Best way to do inference on test nodes

jedbl · September 25, 2020, 2:30pm

Hi,
I am building a recommender system using GNN and DGL. My graph is heterogeneous : I have 3 types of nodes (‘user’, ‘item’, ‘sport’), and 6 types of relations (user - buys - item, item - boughtby - user, user - practices - sport, etc.).

I split my dataset into training, validation and testing sets. After training my model, I want to do inference on all the test set. The test set includes a few hundreds of users, and all the items & sports. I included all the items & sports because for my metrics (P@K, mostly), I need to compute similarity between a given user in the test set and all the items.

I am trying to get embeddings for all the nodes in my test set. I use a nodeloader, for which I have a dictionary that includes the few hundreds of users nodes id and all the ids for items and sports. I first create a ‘placeholder’ in which the new embeddings will be placed. Everything works well until the last batches of the nodeloader. Here is what I did :

nodeloader_test = dgl.dataloading.NodeDataLoader(infer_g, 
                                                 test_nids_dict, 
                                                 sampler,
                                                 batch_size, 
                                                 shuffle, 
                                                 drop_last, 
                                                 num_workers)

y = {'user': torch.zeros(g.num_nodes('user'),out_dim), 
     'item':torch.zeros(g.num_nodes('item'),out_dim), 
     'sport':torch.zeros(g.num_nodes('sport'),out_dim)}

def inference(y, trained_model, nodeloader_test):
    for input_nodes, output_nodes, blocks in nodeloader_test:
        trained_model.eval()
        with torch.no_grad():
            input_features = blocks[0].srcdata['features']
            h = trained_model.get_repr(blocks, input_features)
            try:
                y['item'][output_nodes['item']] = h['item']
            except: pass
            try:
                y['user'][output_nodes['user']] = h['user']
            except: pass
            try:
                y['sport'][output_nodes['sport']] = h['sport']
            except: pass
    return y

With my try / except syntax, no errors get thrown.

However, in the final batches, there was an output_nodes batch that include 4 users, but in the h, there were no users. Thus, in my final y, I have less users with actual node embeddings than there were users in my test set.

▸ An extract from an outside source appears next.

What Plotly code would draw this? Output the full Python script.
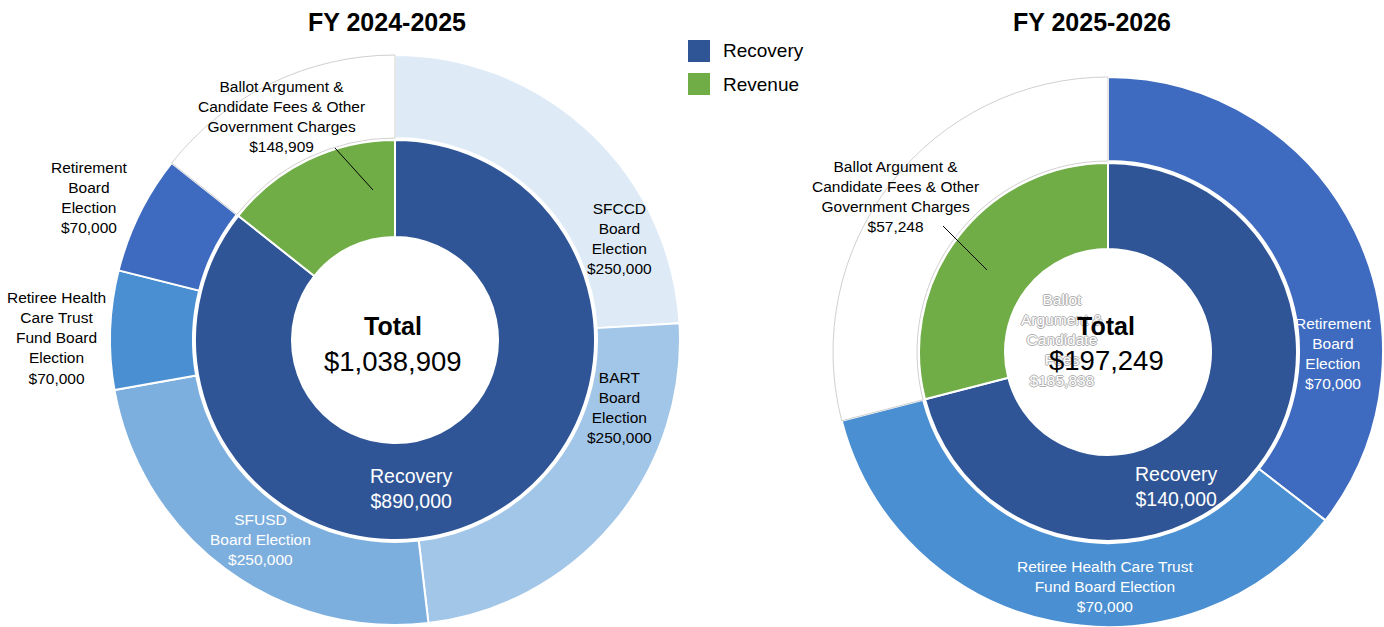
import plotly.graph_objects as go

W, H = 1384, 627

# ---------------- data ----------------
inner_labels = ["Recovery", "Revenue"]
fy24_inner_values = [890000, 148909]
fy25_inner_values = [140000, 57248]

fy24_outer_labels = ["SFCCD Board Election", "BART Board Election", "SFUSD Board Election",
                     "Retiree Health Care Trust Fund Board Election", "Retirement Board Election",
                     "Ballot Argument & Candidate Fees & Other Government Charges"]
fy24_outer_values = [250000, 250000, 250000, 70000, 70000, 148909]

fy25_outer_labels = ["Retirement Board Election", "Retiree Health Care Trust Fund Board Election",
                     "Ballot Argument & Candidate Fees & Other Government Charges"]
fy25_outer_values = [70000, 70000, 57248]

totals = [1038909, 197249]
titles = ["FY 2024-2025", "FY 2025-2026"]
ghost_value = 185838

# ---------------- style ----------------
C_REC = "#2F5597"
C_REV = "#70AD47"
fy24_outer_colors = ["#DEEBF7", "#A2C6E8", "#7DAFDE", "#4A8FD1", "#3E6BBF", "#FFFFFF"]
fy25_outer_colors = ["#3E6BBF", "#4A8FD1", "#FFFFFF"]
FONT = "Liberation Sans Narrow, Arial Narrow, Liberation Sans, Arial, sans-serif"
LBL = 15.5


def px(x):
    return x / W


def py(y):
    return 1 - y / H


def dom(cx, cy, r):
    return dict(x=[px(cx - r), px(cx + r)], y=[py(cy + r), py(cy - r)])


def money(v):
    return f"${v:,}"


# geometry (pixels)
L = dict(cx=395, cy=340, ro=285, ri=200, rh=103)
R = dict(cx=1108, cy=352, ro=275, ri=189, rh=103)

fig = go.Figure()


def add_pies(g, inner_vals, outer_labels, outer_vals, outer_colors):
    line_cols = ["#D0D0D0" if c == "#FFFFFF" else "white" for c in outer_colors]
    line_w = [1 if c == "#FFFFFF" else 2 for c in outer_colors]
    fig.add_trace(go.Pie(
        labels=outer_labels, values=outer_vals, sort=False, direction="clockwise", rotation=0,
        hole=(g["ri"] + 2) / g["ro"], domain=dom(g["cx"], g["cy"], g["ro"]),
        marker=dict(colors=outer_colors, line=dict(color=line_cols, width=line_w)),
        textinfo="none", showlegend=False, hoverinfo="label+value"))
    fig.add_trace(go.Pie(
        labels=inner_labels, values=inner_vals, sort=False, direction="clockwise", rotation=0,
        hole=g["rh"] / g["ri"], domain=dom(g["cx"], g["cy"], g["ri"]),
        marker=dict(colors=[C_REC, C_REV], line=dict(color="white", width=2)),
        textinfo="none", showlegend=False, hoverinfo="label+value"))


add_pies(L, fy24_inner_values, fy24_outer_labels, fy24_outer_values, fy24_outer_colors)
add_pies(R, fy25_inner_values, fy25_outer_labels, fy25_outer_values, fy25_outer_colors)

ann = []


def text(x, y, t, size=LBL, color="black", bold=False, shadow=None):
    f = dict(family=FONT, size=size, color=color)
    if bold:
        f["weight"] = "bold"
    if shadow:
        f["shadow"] = shadow
    ann.append(dict(x=px(x), y=py(y), xref="paper", yref="paper", text=t, showarrow=False,
                    xanchor="center", yanchor="middle", align="center", font=f))


# titles
text(387, 22, titles[0], size=25, bold=True)
text(1092, 22, titles[1], size=25, bold=True)

# left chart labels
text(281, 117, "Ballot Argument &<br>Candidate Fees & Other<br>Government Charges<br>" + money(fy24_outer_values[5]))
text(89, 197, "Retirement<br>Board<br>Election<br>" + money(fy24_outer_values[4]))
text(56, 338, "Retiree Health<br>Care Trust<br>Fund Board<br>Election<br>" + money(fy24_outer_values[3]))
text(619, 239, "SFCCD<br>Board<br>Election<br>" + money(fy24_outer_values[0]))
text(619, 407, "BART<br>Board<br>Election<br>" + money(fy24_outer_values[1]))
text(260, 539, "SFUSD<br>Board Election<br>" + money(fy24_outer_values[2]), color="white")
text(411, 488, "Recovery<br>" + money(fy24_inner_values[0]), size=19.5, color="white")

# right chart labels
text(895, 196, "Ballot Argument &<br>Candidate Fees & Other<br>Government Charges<br>" + money(fy25_outer_values[2]))
ghost_shadow = "1px 0 0 #b0b0b0, -1px 0 0 #b0b0b0, 0 1px 0 #b0b0b0, 0 -1px 0 #b0b0b0"
text(1062, 340, "Ballot<br>Argument &<br>Candidate<br>Fees<br>" + money(ghost_value), size=15.5,
     color="white", shadow=ghost_shadow)
text(1333, 353, "Retirement<br>Board<br>Election<br>" + money(fy25_outer_values[0]), color="white")
text(1176, 486, "Recovery<br>" + money(fy25_inner_values[0]), size=19.5, color="white")
text(1105, 586, "Retiree Health Care Trust<br>Fund Board Election<br>" + money(fy25_outer_values[1]), color="white")

# centre totals (drawn after the ghost text so they sit on top)
text(393, 326, "Total", size=25, bold=True)
text(393, 361, money(totals[0]), size=27.5)
text(1106, 326, "Total", size=25, bold=True)
text(1106, 360, money(totals[1]), size=27.5)

# legend
legend_colors = [C_REC, C_REV]
shapes = []
for i, (lab, col) in enumerate(zip(inner_labels, legend_colors)):
    y0 = 40 + i * 33
    shapes.append(dict(type="rect", xref="paper", yref="paper", x0=px(688), x1=px(710),
                       y0=py(y0 + 22), y1=py(y0), fillcolor=col, line=dict(width=0)))
    ann.append(dict(x=px(721), y=py(y0 + 11), xref="paper", yref="paper", text=lab, showarrow=False,
                    xanchor="left", yanchor="middle", font=dict(family=FONT, size=19, color="black")))

# leader lines
for (x0, y0, x1, y1) in [(335, 148, 373, 190), (943, 226, 987, 270)]:
    shapes.append(dict(type="line", xref="paper", yref="paper", x0=px(x0), y0=py(y0), x1=px(x1), y1=py(y1),
                       line=dict(color="black", width=1)))

fig.update_layout(width=W, height=H, margin=dict(l=0, r=0, t=0, b=0),
                  paper_bgcolor="white", plot_bgcolor="white",
                  annotations=ann, shapes=shapes, showlegend=False)

fig.write_html("out.html")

How would you recommend inferring embeddings for nodes in the test set?

If this helps, here is how I compute my test node ids and the graph on which I do inference.

eids = np.arange(g.number_of_edges('buys'))
test_eids = eids[int(len(eids) * (train_size+valid_size)):]
test_users, _ = g.find_edges(test_eids, etype=etype)
test_items = np.arange(g.number_of_nodes('item'))
test_sports = np.arange(g.number_of_nodes('sport'))
test_nids_dict = {'user':torch.unique(test_users).numpy(),'item':test_items, 'sport':test_sports}

infer_g = g.clone()
infer_g.remove_edges(np.append(valid_eids_dict['buys'], test_eids_dict['buys']), 'buys')
infer_g.remove_edges(np.append(valid_eids_dict['buys'], test_eids_dict['buys']), 'bought-by')

Thanks a lot in advance!

mufeili · September 27, 2020, 5:49pm

It sounds like you want to:

Update the representations of all test user nodes and all item nodes using a trained GNN
Compute similarities between each test user node and all item nodes based on the node representations computed in 1).

If that’s the case, you need to do things as follows:

Rather than using NodeDataLoader to perform sampling-based node representation computation, perform exact node representation computation for all test user nodes and all item nodes. During inference with sampling, multi-layer blocks are very inefficient because lots of computations in the first few layers are repeated. One example will be the exact inference for a GraphSAGE trained with neighbor sampling. Of course, your case can be more complex as you need to iterate over both layers, node IDs and node types. In addition, you want to compute only for test nodes for the final-layer representations.

Compute similarity scores by iterating over both test user nodes and all item nodes.